The Trinitarian will reason that since “the LORD” says he created the earth by Himself, and since Jesus who is also called Lord, created all things, they must be the same being.
This is called hyperliteralism. The best way to deal with hyperliteralism is to follow the counsel provided or found at Proverbs 26:5.
“Answer a fool according to his foolishness or he’ll become wise in his own eyes.” (Proverbs 26:5 Christian Standard Bible)
In other words, take foolish reasoning to its logical and absurd conclusion. Let’s do that now:
All this came upon the king Nebuchadnezzar. At the end of twelve months he was walking in the royal palace of Babylon. The king spake and said, Is not this great Babylon, which I have built for the royal dwelling-place, by the might of my power and for the glory of my majesty? (Daniel 4:28-30)
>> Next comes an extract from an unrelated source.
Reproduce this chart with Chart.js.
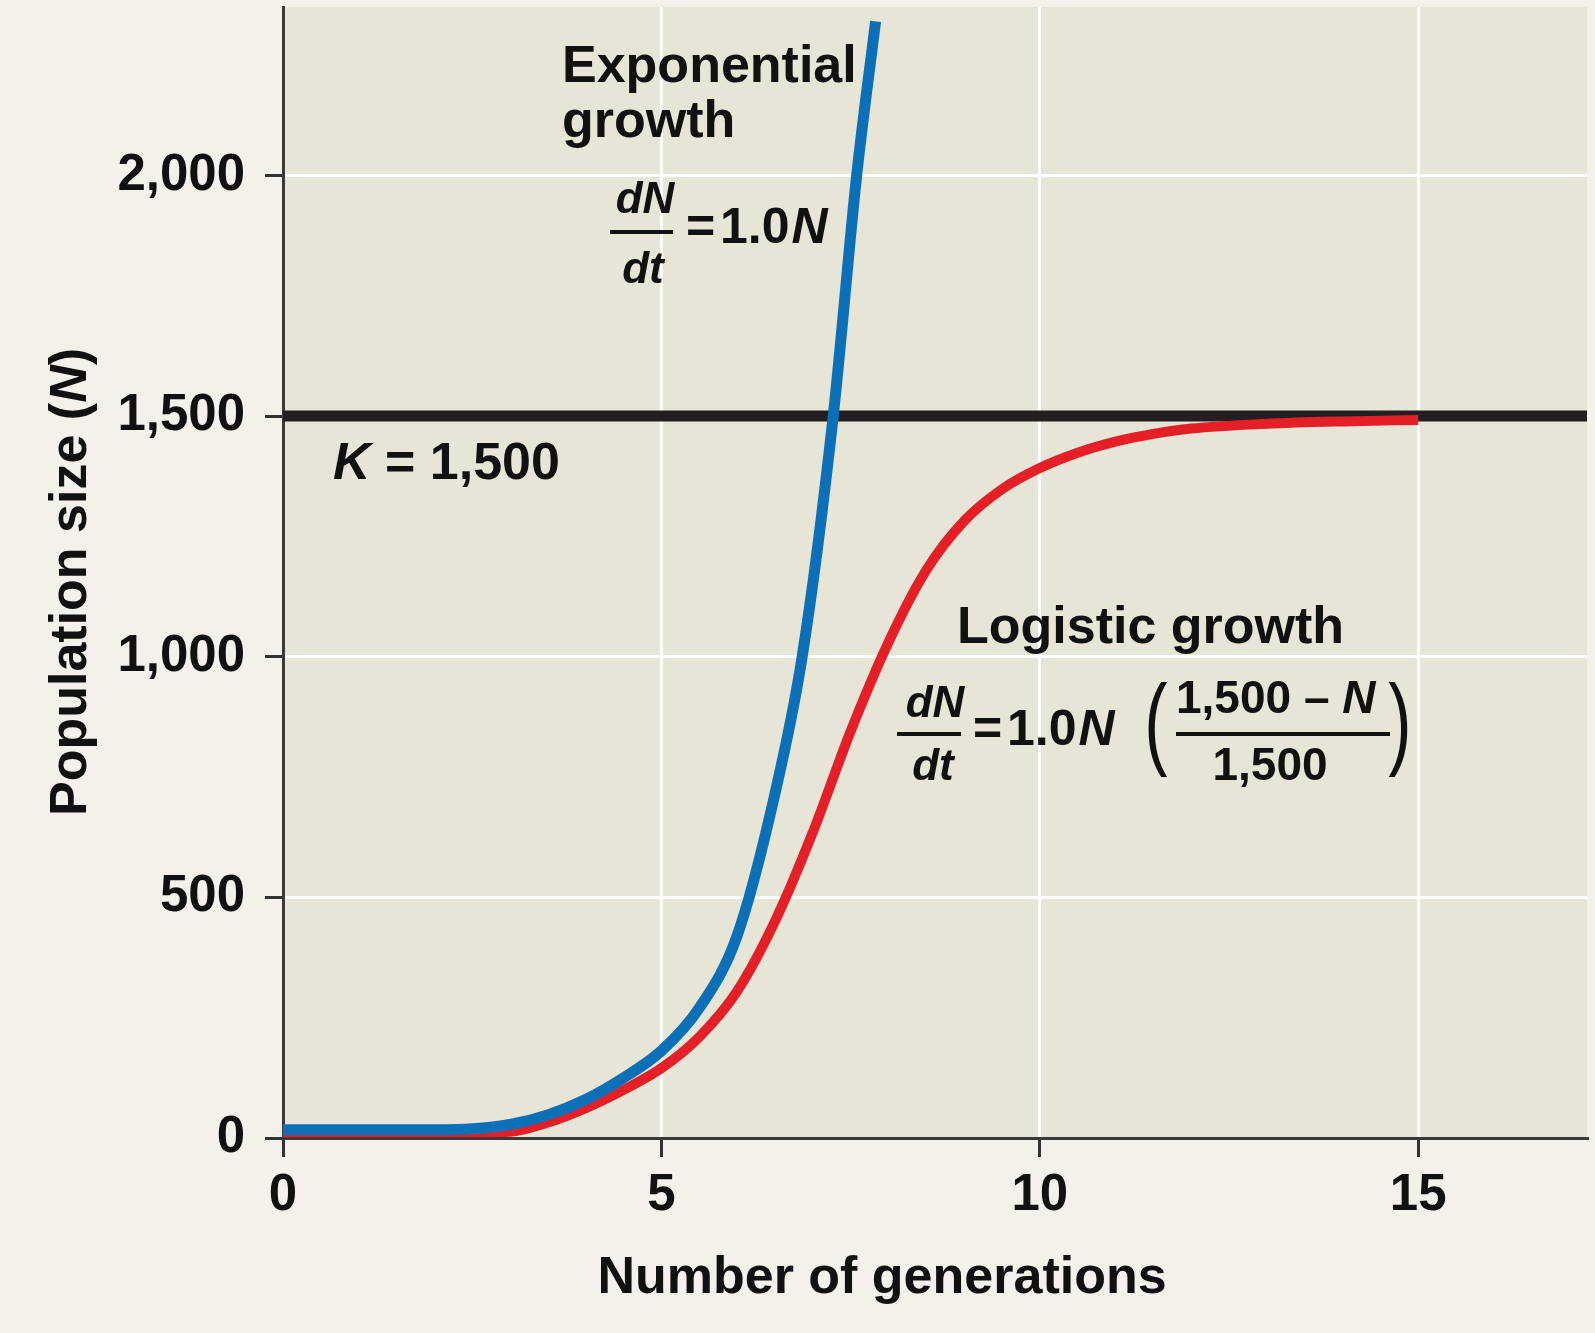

There you have it. King Nebuchadnezzar built the entire city of Babylon, all by his little lonesome. That is what he says, so that is what he did. Hyperliteralism!
Of course, we all know what Nebuchadnezzar means. He didn’t build Babylon himself. He probably didn’t even design it. Skilled architects and craftsmen designed it and oversaw the construction effected by thousands of slave laborers. If a Trinitarian can accept the concept that a human king can speak about building something with his own hands when he never so much as picked up a hammer, why does he choke at the idea that God can use someone to do his work, and still rightly claim to have done it himself? The reason that he will not accept that logic is because it doesn’t support his agenda. That is eisegesis. Reading one’s ideas into the text.
What does the Bible text say: “Let them praise the name of Jehovah, For he commanded, and they were created.” (Psalm 148:5 World English Bible)
If Jehovah says that he did it by himself in Isaiah 44:24, who was he commanding? Himself? That’s nonsense. “ ‘I commanded myself to create and then I obeyed my command,’ thus saith the LORD.” I don’t think so.
We have to be willing to understand what God means, not what we want him to mean. The key is right there in the Christian Scriptures we just read. Colossians 1:16 says that “all things have been created through him and for him”. “Through him and for him” indicate two entities or persons. The Father, like Nebuchadnezzar, commanded that things be created. The means by which that was accomplished was Jesus, his Son. All things were made through him. The word “through” carries the implicit idea of there being two sides and a channel connecting them together. God, the creator is on one side and the universe, the material creation, is on the other side, and Jesus is the channel through which the creation was achieved.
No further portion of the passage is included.